"""

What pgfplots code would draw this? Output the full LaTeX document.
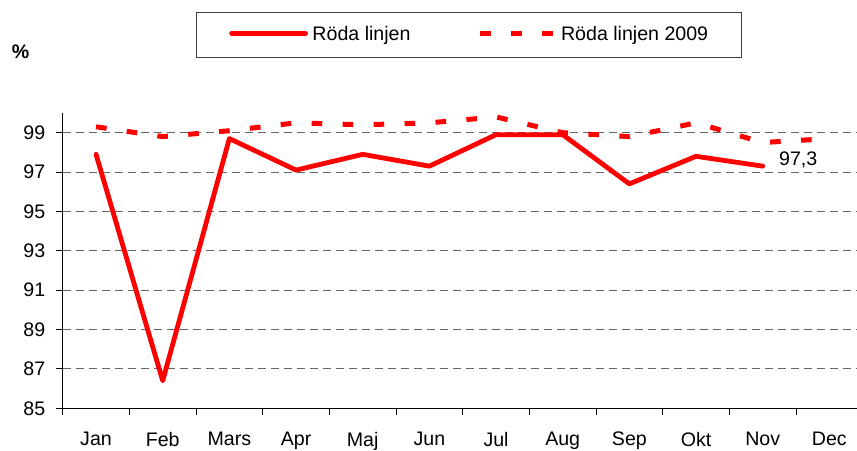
\documentclass[border=0pt]{standalone}
\usepackage{fontspec}
\setmainfont{Liberation Sans}
\usepackage{pgfplots}
\pgfplotsset{compat=1.18}
\begin{document}
\fontsize{9.8pt}{11.76pt}\selectfont
\begin{tikzpicture}
\path[use as bounding box] (0,0) rectangle (428.5pt,225pt);
\begin{axis}[
  at={(31.35pt,20.85pt)}, anchor=south west,
  scale only axis, width=400pt, height=147.65pt,
  xmin=-0.5, xmax=11.5, ymin=85, ymax=100,
  axis x line=bottom, axis y line=left,
  axis line style={-, line width=0.5pt, black},
  xtick={-0.5,0.5,...,11.5}, xticklabels={},
  extra x ticks={0,1,...,11},
  extra x tick labels={Jan,Feb,Mars,Apr,Maj,Jun,Jul,Aug,Sep,Okt,Nov,Dec},
  extra x tick style={tick style={draw=none}},
  ytick={85,87,...,99},
  tick align=outside, major tick length=3.3pt,
  tick style={black, line width=0.5pt},
  ymajorgrids,
  grid style={black!60, line width=0.5pt, dash pattern=on 4pt off 2.5pt},
  /pgf/number format/assume math mode=true,
  xticklabel style={anchor=north, inner sep=0pt, yshift=-8.4pt},
  yticklabel style={anchor=east, inner sep=0pt, xshift=-5.2pt},
  legend columns=2,
  legend cell align=left,
  legend style={at={(0.16625,1.342)}, anchor=north west, draw=black!75, line width=0.5pt,
    inner xsep=16.5pt, inner ysep=6.75pt,
    nodes={inner sep=0pt, text height=7pt, text depth=2pt},
    column sep=2.25pt,
    /tikz/every even column/.append style={column sep=33.5pt}},
  legend image code/.code={\draw[#1] (0pt,0.8pt) -- (37pt,0.8pt);},
]
\addplot[red, line width=2.4pt, line join=round, line cap=round] coordinates {
  (0,97.9) (1,86.4) (2,98.7) (3,97.1) (4,97.9) (5,97.3)
  (6,98.9) (7,98.9) (8,96.4) (9,97.8) (10,97.3)
};
\addlegendentry{Röda linjen}
\addplot[red, line width=2.5pt, dash pattern=on 5.33pt off 10.17pt] coordinates {
  (0,99.3) (1,98.8) (2,99.1) (3,99.5) (4,99.4) (5,99.5)
  (6,99.8) (7,99.0) (8,98.8) (9,99.5) (10,98.5) (11,98.7)
};
\addlegendentry{Röda linjen 2009}
\node[anchor=base west, inner sep=0pt, xshift=8pt, yshift=0.5pt] at (axis cs:10,97.3) {97,3};
\end{axis}
\node[font=\bfseries, inner sep=0pt] at (10.25pt,199pt) {\%};
\end{tikzpicture}
\end{document}
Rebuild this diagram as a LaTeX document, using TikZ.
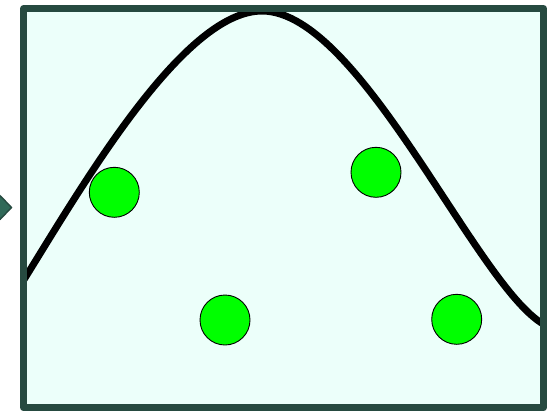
\documentclass[tikz,border=0pt]{standalone}
\begin{document}
\begin{tikzpicture}[x=1pt,y=-1pt,
  frame/.style={draw=borderc,line width=7.3pt,line join=round},
  dot/.style={circle,draw=black,line width=0.9pt,fill=dotgreen,minimum size=50pt,inner sep=0pt},
  bell/.style={draw=black,line width=7pt},
  marker/.style={draw=borderc,fill=markerfill,line width=1.4pt}]
\definecolor{borderc}{RGB}{38,74,64}
\definecolor{bgfill}{RGB}{236,255,250}
\definecolor{dotgreen}{RGB}{0,255,0}
\definecolor{markerfill}{RGB}{48,105,88}
\useasboundingbox (0,0) rectangle (556,410);
\fill[bgfill] (23.7,8.7) rectangle (543.5,407.7);
\begin{scope}
\clip (23.7,8.7) rectangle (543.5,407.7);
\draw[bell] (11,300) -- (20,286) .. controls (80,190) and (182,11) .. (262,11)
  .. controls (362,11) and (480,295) .. (547,326) -- (560,332);
\end{scope}
\node[dot] (c1) at (114.3,192.3) {};
\node[dot] (c2) at (376,172.3) {};
\node[dot] (c3) at (225,320) {};
\node[dot] (c4) at (456.7,319.3) {};
\draw[frame] (23.7,8.7) rectangle (543.5,407.7);
\draw[marker] (0.5,196) -- (11.5,207.5) -- (0.5,219) -- (-10.5,207.5) -- cycle;
\end{tikzpicture}
\end{document}
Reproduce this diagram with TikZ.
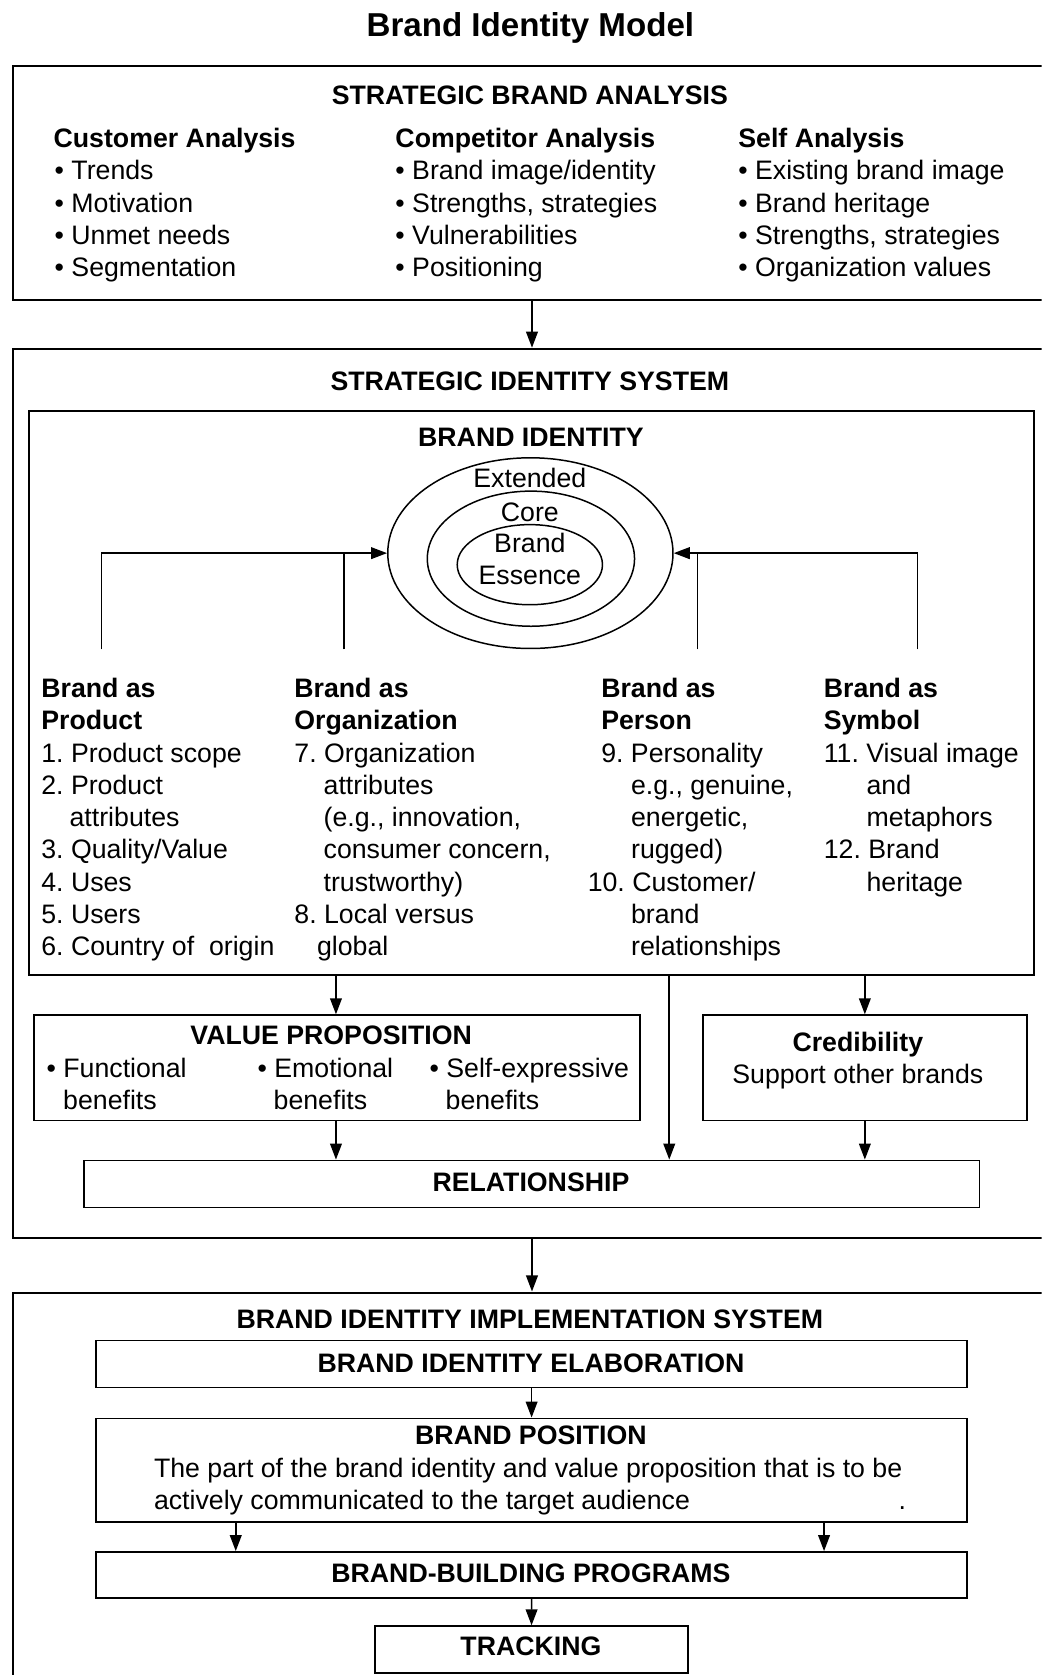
\documentclass[tikz,border=0pt]{standalone}
\usepackage{fontspec}
\setmainfont{Liberation Sans}
\usetikzlibrary{arrows.meta,shapes.geometric}
\tikzset{
  txt/.style={inner sep=0pt, anchor=base west, font=\fontsize{25}{30}\selectfont\frenchspacing},
  txb/.style={inner sep=0pt, anchor=base west, font=\fontsize{25}{30}\selectfont\bfseries\frenchspacing},
  ctr/.style={anchor=base},
  outerbox/.style={draw, line width=2pt, anchor=north west, inner sep=0pt},
  box/.style={draw, line width=1.7pt, anchor=north west, inner sep=0pt},
  ell/.style={draw, ellipse, line width=1.4pt, inner sep=0pt},
  ln/.style={line width=1.5pt},
  arr/.style={line width=1.5pt, -{Triangle[length=15pt,width=11pt]}},
}
\begin{document}
\frenchspacing
\begin{tikzpicture}[x=1pt,y=-1pt]
\useasboundingbox (0,0) rectangle (975,1568);
\clip (0,0) rectangle (975,1568);
\fill[white] (0,0) rectangle (975,1568);

% title
\node[txb,ctr,font=\fontsize{31}{36}\selectfont\bfseries] (title) at (496.5,34.4) {Brand Identity Model};

% ---------------- Box 1: strategic brand analysis
\node[outerbox, minimum width=972pt, minimum height=219pt] (sba) at (11,61) {};
\node[txb,ctr] (sbaT) at (496,98) {STRATEGIC BRAND ANALYSIS};
\node[txb] (caH) at (50,138.5) {Customer Analysis};
\node[txt] (ca1) at (51,168.5) {• Trends};
\node[txt] (ca2) at (51,198.7) {• Motivation};
\node[txt] (ca3) at (51,228.9) {• Unmet needs};
\node[txt] (ca4) at (51,259.1) {• Segmentation};
\node[txb] (coH) at (370,138.5) {Competitor Analysis};
\node[txt] (co1) at (370,168.5) {• Brand image/identity};
\node[txt] (co2) at (370,198.7) {• Strengths, strategies};
\node[txt] (co3) at (370,228.9) {• Vulnerabilities};
\node[txt] (co4) at (370,259.1) {• Positioning};
\node[txb] (seH) at (691,138.5) {Self Analysis};
\node[txt] (se1) at (691,168.5) {• Existing brand image};
\node[txt] (se2) at (691,198.7) {• Brand heritage};
\node[txt] (se3) at (691,228.9) {• Strengths, strategies};
\node[txt] (se4) at (691,259.1) {• Organization values};

% ---------------- Box 2: strategic identity system
\node[outerbox, minimum width=972pt, minimum height=832.5pt] (sis) at (11,325.5) {};
\node[txb,ctr] (sisT) at (496,366) {STRATEGIC IDENTITY SYSTEM};
\draw[arr] (sba.south) -- (sis.north);

\node[box, minimum width=941pt, minimum height=528pt] (bi) at (26,384) {};
\node[txb,ctr] (biT) at (497,418) {BRAND IDENTITY};

\node[ell, minimum width=267pt, minimum height=178.5pt] (ext) at (496.5,517.8) {};
\node[ell, minimum width=194pt, minimum height=126.5pt] (core) at (497,523) {};
\node[ell, minimum width=136pt, minimum height=75pt] (ess) at (496,528.6) {};
\node[txt,ctr] (extT) at (496,456) {Extended};
\node[txt,ctr] (coreT) at (496,488) {Core};
\node[txt,ctr] (essT1) at (496,517) {Brand};
\node[txt,ctr] (essT2) at (496,547) {Essence};

\coordinate (vP) at (95,608);
\coordinate (vO) at (322,608);
\coordinate (vR) at (653,608);
\coordinate (vS) at (859,608);
\draw[arr] (vP) |- (ext.west);
\draw[ln] (vO) -- (vO |- ext.west);
\draw[arr] (vS) |- (ext.east);
\draw[ln] (vR) -- (vR |- ext.east);

% product column
\node[txb] (p0) at (38.5,653) {Brand as};
\node[txb] (p1) at (38.5,683.2) {Product};
\node[txt] (p2) at (38.5,713.4) {1. Product scope};
\node[txt] (p3) at (38.5,743.6) {2. Product};
\node[txt] (p4) at (65,773.8) {attributes};
\node[txt] (p5) at (38.5,804) {3. Quality/Value};
\node[txt] (p6) at (38.5,834.2) {4. Uses};
\node[txt] (p7) at (38.5,864.4) {5. Users};
\node[txt] (p8) at (38.5,894.6) {6. Country of\ \ origin};
% organization column
\node[txb] (o0) at (275.4,653) {Brand as};
\node[txb] (o1) at (275.4,683.2) {Organization};
\node[txt] (o2) at (275.4,713.4) {7. Organization};
\node[txt] (o3) at (302.8,743.6) {attributes};
\node[txt] (o4) at (302.8,773.8) {(e.g., innovation,};
\node[txt] (o5) at (302.8,804) {consumer concern,};
\node[txt] (o6) at (302.8,834.2) {trustworthy)};
\node[txt] (o7) at (275.4,864.4) {8. Local versus};
\node[txt] (o8) at (296.6,894.6) {global};
% person column
\node[txb] (r0) at (562.7,653) {Brand as};
\node[txb] (r1) at (562.7,683.2) {Person};
\node[txt] (r2) at (562.7,713.4) {9. Personality};
\node[txt] (r3) at (590.6,743.6) {e.g., genuine,};
\node[txt] (r4) at (590.6,773.8) {energetic,};
\node[txt] (r5) at (590.6,804) {rugged)};
\node[txt] (r6) at (550,834.2) {10. Customer/};
\node[txt] (r7) at (590.6,864.4) {brand};
\node[txt] (r8) at (590.6,894.6) {relationships};
% symbol column
\node[txb] (s0) at (771,653) {Brand as};
\node[txb] (s1) at (771,683.2) {Symbol};
\node[txt] (s2) at (771,713.4) {11. Visual image};
\node[txt] (s3) at (811,743.6) {and};
\node[txt] (s4) at (811,773.8) {metaphors};
\node[txt] (s5) at (771,804) {12. Brand};
\node[txt] (s6) at (811,834.2) {heritage};

% value proposition
\node[box, minimum width=567pt, minimum height=98.5pt] (vp) at (31,949.5) {};
\node[txb,ctr] (vpT) at (310,977.5) {VALUE PROPOSITION};
\node[txt] (vp1) at (43.5,1008.5) {• Functional};
\node[txt] (vp1b) at (59,1038.7) {benefits};
\node[txt] (vp2) at (241,1008.5) {• Emotional};
\node[txt] (vp2b) at (256,1038.7) {benefits};
\node[txt] (vp3) at (402,1008.5) {• Self-expressive};
\node[txt] (vp3b) at (417,1038.7) {benefits};

% credibility
\node[box, minimum width=303.5pt, minimum height=98.5pt] (cred) at (657,949.5) {};
\node[txb,ctr] (credT) at (803,984) {Credibility};
\node[txt,ctr] (credS) at (803,1014) {Support other brands};

% relationship
\node[box, minimum width=838.3pt, minimum height=44pt] (rel) at (77.7,1085.5) {};
\node[txb,ctr] (relT) at (497,1115) {RELATIONSHIP};

\coordinate (cA) at (314.5,0);
\coordinate (cB) at (626.5,0);
\draw[arr] (bi.south -| cA) -- (vp.north -| cA);
\draw[arr] (bi.south -| cB) -- (rel.north -| cB);
\draw[arr] (bi.south -| cred.north) -- (cred.north);
\draw[arr] (vp.south -| cA) -- (rel.north -| cA);
\draw[arr] (cred.south) -- (rel.north -| cred.south);

% ---------------- Box 3: implementation system
\node[outerbox, minimum width=972pt, minimum height=420pt] (bis) at (11,1209) {};
\draw[arr] (sis.south) -- (bis.north);
\node[txb,ctr] (bisT) at (496,1244) {BRAND IDENTITY IMPLEMENTATION SYSTEM};

\node[box, minimum width=815.6pt, minimum height=44pt] (elab) at (89,1254) {};
\node[txb,ctr] (elabT) at (497,1284.5) {BRAND IDENTITY ELABORATION};

\node[box, minimum width=815.6pt, minimum height=97pt] (pos) at (89,1327) {};
\node[txb,ctr] (posT) at (497,1352) {BRAND POSITION};
\node[txt] (pos1) at (144,1383) {The part of the brand identity and value proposition that is to be};
\node[txt] (pos2) at (144,1412.6) {actively communicated to the target audience};
\node[txt] (pos3) at (841,1412.6) {.};

\node[box, minimum width=815.6pt, minimum height=43pt] (prog) at (89,1452) {};
\node[txb,ctr] (progT) at (497,1481) {BRAND-BUILDING PROGRAMS};

\node[box, minimum width=293.5pt, minimum height=43.5pt] (track) at (350,1521.5) {};
\node[txb,ctr] (trackT) at (497,1550) {TRACKING};

\draw[arr] (elab.south) -- (pos.north);
\draw[arr] ([xshift=131.7pt]pos.south west) -- ([xshift=131.7pt]prog.north west);
\draw[arr] ([xshift=-134.9pt]pos.south east) -- ([xshift=-134.9pt]prog.north east);
\draw[arr] (prog.south) -- (track.north);
\end{tikzpicture}
\end{document}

"""

Pictures are not part of the copy. Write out only the lines from the one containing "Reproduce this diagram with TikZ." through the one containing "(title) at (496.5,34.4)", exactly as they stand, both included.

Reproduce this diagram with TikZ.
\documentclass[tikz,border=0pt]{standalone}
\usepackage{fontspec}
\setmainfont{Liberation Sans}
\usetikzlibrary{arrows.meta,shapes.geometric}
\tikzset{
  txt/.style={inner sep=0pt, anchor=base west, font=\fontsize{25}{30}\selectfont\frenchspacing},
  txb/.style={inner sep=0pt, anchor=base west, font=\fontsize{25}{30}\selectfont\bfseries\frenchspacing},
  ctr/.style={anchor=base},
  outerbox/.style={draw, line width=2pt, anchor=north west, inner sep=0pt},
  box/.style={draw, line width=1.7pt, anchor=north west, inner sep=0pt},
  ell/.style={draw, ellipse, line width=1.4pt, inner sep=0pt},
  ln/.style={line width=1.5pt},
  arr/.style={line width=1.5pt, -{Triangle[length=15pt,width=11pt]}},
}
\begin{document}
\frenchspacing
\begin{tikzpicture}[x=1pt,y=-1pt]
\useasboundingbox (0,0) rectangle (975,1568);
\clip (0,0) rectangle (975,1568);
\fill[white] (0,0) rectangle (975,1568);

% title
\node[txb,ctr,font=\fontsize{31}{36}\selectfont\bfseries] (title) at (496.5,34.4) {Brand Identity Model};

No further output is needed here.